Condenándolo y criminalizándolo, pero desfigurándolo en la ley como lo ha hecho consigo mismo en sus regulaciones internas, omiten los «pesuvistas» que su fuente matriz es el marxismo leninista-estalinista, que asesinó a más de 1 millón de personas por motivos políticos y a otros 8 millones los dejó morir de hambre. Esta vez, lo que en realidad se proponen sin mirarse en el espejo es declarar delitos al “conservadurismo moral” y al “neoliberalismo”, no al fascismo. Es lo mismo que hiciesen los nazis con los judíos. ¿Buscan llevar a sus cárceles a los curas o a los rabinos, o a quienes practiquen el capitalismo privado, les pregunto?
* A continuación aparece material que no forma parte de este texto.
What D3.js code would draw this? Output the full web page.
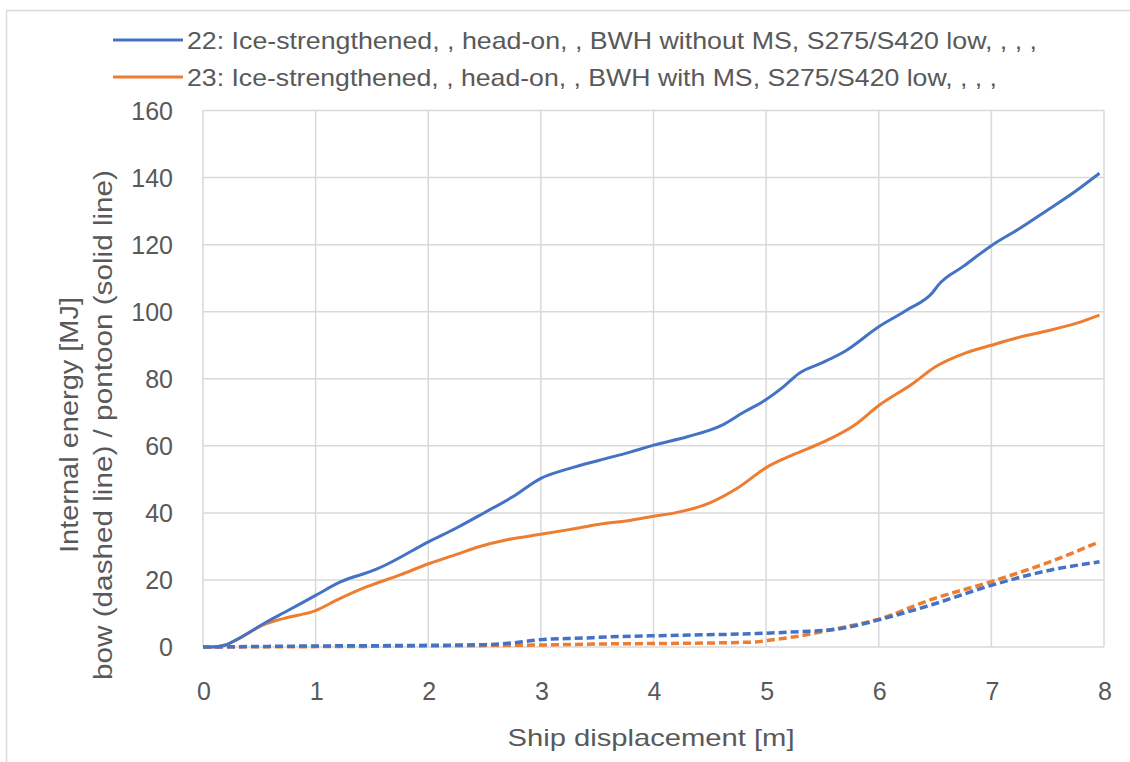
<!DOCTYPE html>
<html>
<head>
<meta charset="utf-8">
<script src="https://cdn.jsdelivr.net/npm/d3@7"></script>
<style>
  body { margin: 0; background: #fff; }
  svg { display: block; font-family: "Liberation Sans", Arial, sans-serif; }
</style>
</head>
<body>
<div id="chart"></div>
<script>
// series 22 (BWH without MS) and 23 (BWH with MS), [displacement m, energy MJ]
const pontoon22 = [
  [0, 0], [0.12, 0.1], [0.2, 0.6], [0.3, 2.2], [0.53, 6.8], [0.75, 10.8], [1.0, 15.4], [1.22, 19.4],
  [1.54, 23.2], [1.63, 24.6], [2.01, 31.5], [2.25, 35.5], [2.49, 39.9], [2.75, 44.8],
  [3.0, 50.3], [3.25, 53.2], [3.52, 55.7], [3.8, 58.2], [4.0, 60.2], [4.3, 62.7],
  [4.6, 66], [4.8, 70], [5.0, 73.8], [5.15, 77.5], [5.3, 81.8], [5.5, 84.8], [5.7, 88.2],
  [6.0, 95.5], [6.25, 100.5], [6.48, 105.8], [6.53, 108], [6.75, 113.5], [7.0, 119.7],
  [7.25, 124.8], [7.48, 129.9], [7.75, 136], [7.96, 141.3]
];
const pontoon23 = [
  [0, 0], [0.12, 0.1], [0.2, 0.6], [0.3, 2.2], [0.53, 6.5], [0.75, 8.8], [0.98, 10.6], [1.2, 14.2],
  [1.45, 17.9], [1.75, 21.5], [2.01, 24.9], [2.25, 27.6], [2.45, 29.9], [2.7, 32],
  [3.0, 33.6], [3.25, 35], [3.52, 36.6], [3.8, 37.8], [4.0, 39], [4.19, 40], [4.5, 43],
  [4.75, 47.5], [5.0, 53.5], [5.25, 57.5], [5.5, 61], [5.8, 66.5], [6.0, 72],
  [6.3, 78.5], [6.5, 83.5], [6.78, 87.8], [7.0, 90], [7.3, 92.8], [7.5, 94.3],
  [7.75, 96.5], [7.96, 99]
];
const bow22 = [
  [0, 0], [1.0, 0.3], [2.0, 0.5], [2.5, 0.7], [2.8, 1.4], [3.0, 2.2], [3.4, 2.7],
  [3.52, 2.9], [4.23, 3.5], [4.91, 4.0], [5.3, 4.6], [5.6, 5.2], [5.8, 6.4], [6.0, 8.1],
  [6.47, 12.6], [7.0, 18.4], [7.52, 22.9], [7.96, 25.4]
];
const bow23 = [
  [0, 0], [2.0, 0.3], [3.0, 0.6], [3.52, 0.9], [4.23, 1.1], [4.91, 1.5], [5.0, 1.9],
  [5.3, 3.3], [5.6, 5.3], [6.0, 8.3], [6.47, 14.2], [7.0, 19.5], [7.52, 25.4], [7.96, 31.4]
];
const xTicks = [0, 1, 2, 3, 4, 5, 6, 7, 8];
const yTicks = [0, 20, 40, 60, 80, 100, 120, 140, 160];
const legendLabels = [
  "22: Ice-strengthened, , head-on, , BWH without MS, S275/S420 low, , , ,",
  "23: Ice-strengthened, , head-on, , BWH with MS, S275/S420 low, , , ,"
];

const W = 1130, H = 762;
const blue = "#4472c4", orange = "#ed7d31";
const gridColor = "#d9d9d9", textColor = "#595959";

const svg = d3.select("#chart").append("svg")
  .attr("width", W).attr("height", H);

// outer frame (only top and left edges are visible in the source)
svg.append("path")
  .attr("d", "M6.5," + H + " V10.5 H" + W)
  .attr("fill", "none").attr("stroke", "#d9d9d9").attr("stroke-width", 1.5);

const x = d3.scaleLinear().domain([0, 8]).range([203, 1104]);
const y = d3.scaleLinear().domain([0, 160]).range([647, 110.5]);

// gridlines
svg.append("g").selectAll("line.h").data(yTicks).join("line")
  .attr("x1", x(0)).attr("x2", x(8))
  .attr("y1", d => y(d)).attr("y2", d => y(d))
  .attr("stroke", gridColor).attr("stroke-width", 1.5);
svg.append("g").selectAll("line.v").data(xTicks).join("line")
  .attr("x1", d => x(d)).attr("x2", d => x(d))
  .attr("y1", y(0)).attr("y2", y(160))
  .attr("stroke", gridColor).attr("stroke-width", 1.5);

// tick labels
svg.append("g").selectAll("text").data(yTicks).join("text")
  .attr("x", 173).attr("y", d => y(d))
  .attr("dy", "0.36em")
  .attr("text-anchor", "end")
  .attr("font-size", 25)
  .attr("fill", textColor)
  .text(d => d);
svg.append("g").selectAll("text").data(xTicks).join("text")
  .attr("x", d => x(d) + 1).attr("y", 700)
  .attr("text-anchor", "middle")
  .attr("font-size", 25)
  .attr("fill", textColor)
  .text(d => d);

// axis titles
svg.append("text")
  .attr("x", 651).attr("y", 746)
  .attr("text-anchor", "middle")
  .attr("font-size", 24)
  .attr("fill", textColor)
  .attr("textLength", 287).attr("lengthAdjust", "spacingAndGlyphs")
  .text("Ship displacement [m]");

const yTitle = svg.append("g").attr("transform", "translate(0,425) rotate(-90)");
yTitle.append("text")
  .attr("x", 0).attr("y", 78)
  .attr("text-anchor", "middle")
  .attr("font-size", 25)
  .attr("fill", textColor)
  .attr("textLength", 256).attr("lengthAdjust", "spacingAndGlyphs")
  .text("Internal energy [MJ]");
yTitle.append("text")
  .attr("x", 0).attr("y", 112)
  .attr("text-anchor", "middle")
  .attr("font-size", 25)
  .attr("fill", textColor)
  .attr("textLength", 510).attr("lengthAdjust", "spacingAndGlyphs")
  .text("bow (dashed line) / pontoon (solid line)");

// lines
const line = d3.line()
  .x(d => x(d[0]))
  .y(d => y(d[1]))
  .curve(d3.curveMonotoneX);

const series = [
  { data: bow23, color: orange, dash: "8,4" },
  { data: bow22, color: blue, dash: "8,4" },
  { data: pontoon23, color: orange, dash: null },
  { data: pontoon22, color: blue, dash: null }
];

svg.append("g").selectAll("path").data(series).join("path")
  .attr("d", d => line(d.data))
  .attr("fill", "none")
  .attr("stroke", d => d.color)
  .attr("stroke-width", d => d.dash ? 3.5 : 3)
  .attr("stroke-dasharray", d => d.dash)
  .attr("stroke-linejoin", "round");

// legend
const legend = svg.append("g");
const legendColors = [blue, orange];
const legendY = [40, 77];
const legendLen = [850, 810];
legendLabels.forEach((label, i) => {
  legend.append("line")
    .attr("x1", 113).attr("x2", 183)
    .attr("y1", legendY[i]).attr("y2", legendY[i])
    .attr("stroke", legendColors[i]).attr("stroke-width", 3);
  legend.append("text")
    .attr("x", 187).attr("y", legendY[i] + 9)
    .attr("font-size", 24)
    .attr("fill", textColor)
    .attr("textLength", legendLen[i]).attr("lengthAdjust", "spacingAndGlyphs")
    .text(label);
});
</script>
</body>
</html>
He aquí, entonces, una primera clarificación que, con vistas a ese dañado caleidoscopio de ideas movilizadoras de ánimos contenida en una ley que falsifica nociones e ideas como las señaladas, nos hace Piero Calamandrei. Él describe al auténtico fascismo en su obra sobre El régimen de la mentira a partir de una pregunta que le calza al régimen madurista: “¿Era revolución o no lo era? Era, sí y antes bien, un sistema donde la “mentira política” que es común a no pocos regímenes es, en este, en el fascista, “el instrumento normal y fisiológico del gobierno”, responde.
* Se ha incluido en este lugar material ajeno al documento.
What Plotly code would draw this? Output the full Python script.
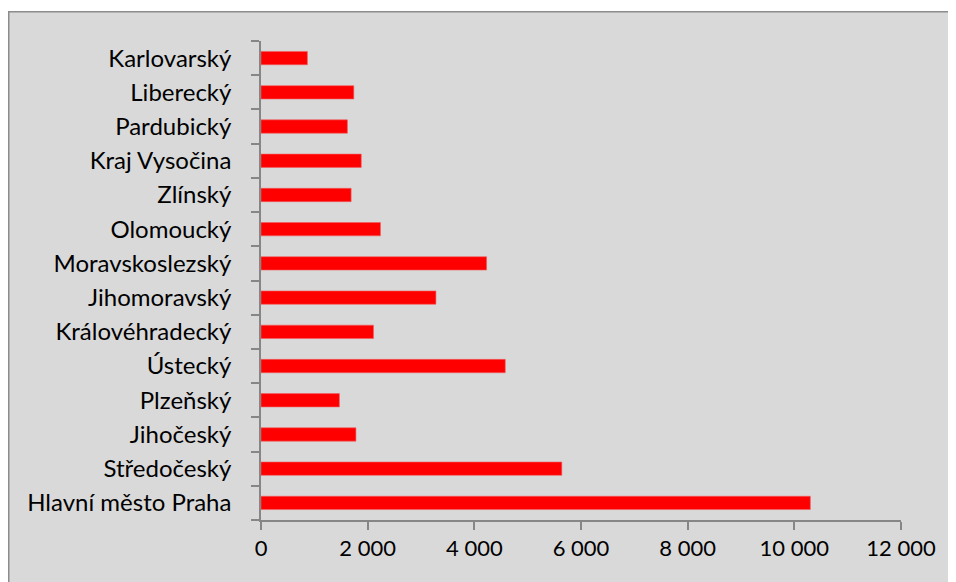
import plotly.graph_objects as go

regions = ["Hlavní město Praha", "Středočeský", "Jihočeský", "Plzeňský", "Ústecký",
           "Královéhradecký", "Jihomoravský", "Moravskoslezský", "Olomoucký", "Zlínský",
           "Kraj Vysočina", "Pardubický", "Liberecký", "Karlovarský"]
values = [10300, 5640, 1780, 1470, 4580, 2110, 3280, 4230, 2240, 1690, 1880, 1620, 1740, 870]
x_ticks = [0, 2000, 4000, 6000, 8000, 10000, 12000]

W, H = 948, 574
ml, mr, mt, mb = 253, 55, 33, 62
pw, ph = W - ml - mr, H - mt - mb

def px_x(p):
    return (p - ml) / pw

def px_y(p):
    return (H - mb - p) / ph

fig = go.Figure(go.Bar(
    x=values, y=regions, orientation="h",
    marker=dict(color="#ff0000", line=dict(width=0.6, color="#f06060")),
))

border = "#8c8c8c"
fig.add_shape(type="rect", xref="paper", yref="paper",
              x0=px_x(-5), x1=px_x(W + 5), y0=px_y(3), y1=px_y(-5),
              fillcolor="white", line=dict(width=0), layer="below")
fig.add_shape(type="line", xref="paper", yref="paper",
              x0=px_x(0.75), x1=px_x(0.75), y0=px_y(3), y1=px_y(H + 5),
              line=dict(color=border, width=1.5), layer="below")
fig.add_shape(type="line", xref="paper", yref="paper",
              x0=px_x(0), x1=px_x(W + 5), y0=px_y(3.75), y1=px_y(3.75),
              line=dict(color=border, width=1.5), layer="below")

axis_col = "#868686"
fig.update_layout(
    width=W, height=H,
    margin=dict(l=ml, r=mr, t=mt, b=mb),
    paper_bgcolor="#d9d9d9", plot_bgcolor="#d9d9d9",
    font=dict(family="Lato", size=24, color="#000000"),
    separators=", ",
    showlegend=False,
    bargap=0.61,
    xaxis=dict(range=[0, 12000], tickvals=x_ticks, tickformat=",d",
               showgrid=False, zeroline=False, showline=True, linecolor=axis_col, linewidth=1.5,
               ticks="outside", ticklen=8, tickcolor=axis_col, tickwidth=1.5,
               tickfont=dict(size=22), fixedrange=True),
    yaxis=dict(type="category", categoryorder="array", categoryarray=regions,
               showgrid=False, zeroline=False, showline=True, linecolor=axis_col, linewidth=1.5,
               ticks="outside", ticklen=8, tickcolor=axis_col, tickwidth=1.5,
               tickson="boundaries", ticklabelstandoff=23,
               tickfont=dict(size=24), fixedrange=True),
)

fig.write_html("out.html")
“¿Era la igualdad de todos ante la ley o, mejor, se introdujo una distinción entre los inscritos como fascistas que gozan de todos los derechos y los no inscritos, que soportan todos los deberes?”, repregunta el eximio maestro italiano de la posguerra: En el fascismo se desarrolla una “práctica política sistemáticamente contraria a las leyes”, donde aquello que está escrito en las mismas nada importa, sino lo que queda entre líneas y tiene un distinto significado, vuelve a contestar.
De modo que, el uso arbitrario de los conceptos sobre el marxismo o el fascismo, ambos socialistas y que realiza el mal llamado socialismo bolivariano al legislar en contra del fascismo o de sus “expresiones similares” – como para que nada quede fuera de su ojo y arbitrariedad despótica – en nada se compadece con la realidad histórica de Venezuela. Sólo la ignorancia puede predicar la existencia entre los venezolanos de alguna “superioridad racial” entre sus gentes, menos la económica; pues a la par de ser la nuestra una sociedad integralmente mestizada, hecha de pobres que luchan por ascender, nuestros pocos ricos lo han sido de ocasión y no han durado más de una generación, y buena parte de ellos se hizo bajo la palmera de dictaduras y dictablandas. La siguiente siempre los ha despojado de lo mal habido y hasta de lo trabajado. Es la constante.
El único de prosapia, colonial, de cuna, heredero de fortunas, es, entre nosotros, el apellido Bolívar, descendiente del primer empresario autorizado para comprar 3.000 esclavos en África y traerlos al país, Simón de Bolívar el viejo. El resto son los hijos de la panadera, como los Miranda, o quienes fueran simples dependientes de la Compañía Guipuzcoana antes de ser expulsada, trabajadores desclasados, pero al cabo hombres y mujeres de trabajo, nada más.
La única raza pura que se ha conformado a lo largo de las tres décadas precedentes son la élite de los «enchufados» y la corte del régimen despótico a la que aquella sirve con obsecuencia amoral y en línea diametralmente opuesta a la predominante decencia del pueblo venezolano, que es innovador y no le humilla trabajar a brazo partido. Lo saben nuestros emigrantes.
¿En qué quedamos, pues?
La condena y la criminalización que hoy se busca hacer, mediante una ley fascista que dice ser antifascista y en la que predominan sus entrelíneas, repito, es la de quienes, honrando los fundamentos de nuestra nacionalidad, adhieren a la cultura judeocristiana y son amantes de la libertad. Los venezolanos somos, en efecto, conservadores en lo moral y ahora se nos excluye por vía legislativa, mediante un apartheid, para enviarnos a las mazmorras.
El fascismo es patriotero, odia al disidente, es militarista, exige obedecer, elimina beneficios a quienes lo enfrentan, no respeta la dignidad humana, sus columnas son la corrupción y la mentira, controla fomentando el miedo, no rinde cuentas y ve a la religión y la cultura como enemigos a derrotar. Es la esencia de la ley antifascista, una vulgar aporía.
Creo, a pesar de ello, que lo que rige en Venezuela es un despotismo iletrado, pues en los totalitarismos marxista y fascista existe el Estado. Entre nosotros desapareció la república y la nación como base se pulverizó, sustituyéndoselas por “el personalismo, la discrecionalidad, la hipocresía constitucional, la violencia, la corrupción, y el nepotismo”, diría Linz.